The resource package required by TermSuite.

Primary LanguageShellApache License 2.0Apache-2.0

TermSuite-lang (TermSuite resources)

This repository contains the set of resources needed by TermSuite. These resource are :

  • Language-specific TreeTagger tags to Multex categories/subCategories mappings (*-tt-*-mapping.xml),
  • Language-specific morphological analysis resource (*-compost-*.txt files),
  • Language-specific allowed characters (used for non-word or formula detection, *-allowed-chars.txt files),
  • Language-specific multi-word detection rules (in the form of UIMA Tokens Regex rules, .regex files)
  • Language-specific syntactic variation rules (.yaml files),
  • Language-specific dictionaries (*-dico.txt files),
  • Language-specific term frequencies in a general language corpus (GeneralLanguage.Lang files).

Supported languages

Language Qualitity of resource pack (and other comments)
french Excellent
english Excellent
russian Excellent (TreeTagger is slow)
german Good
spanish Good
danish Poor
chinese Poor
latvian Poor (no POS tagger supported natively)

How to use these resources in TermSuite ?

First clone this repository.

$ git clone https://github.com/termsuite/termsuite-lang.git

Then pass the path to this local termsuite-lang repo to TermSuite.

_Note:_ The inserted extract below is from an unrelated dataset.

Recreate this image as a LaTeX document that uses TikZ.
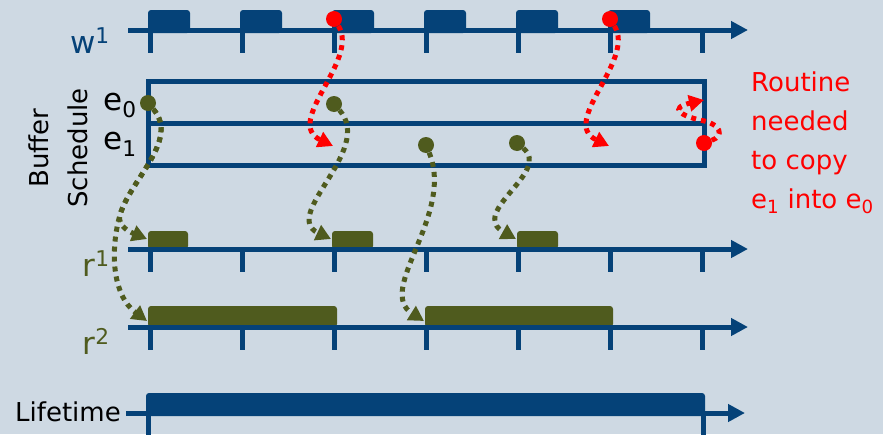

Example with TermSuite Java API

If you cloned this repo from the current directory /path/to/current-dir/, then the resource path will be :

TermSuitePipeline pipeline = TermSuitePipeline.create("fr")
	.setResourcePath("/path/to/current-dir/resource-lang/")
  ...

You can also package all elements inside resource-lang directory to a jar and give the path to the jar as the TermSuite resource path.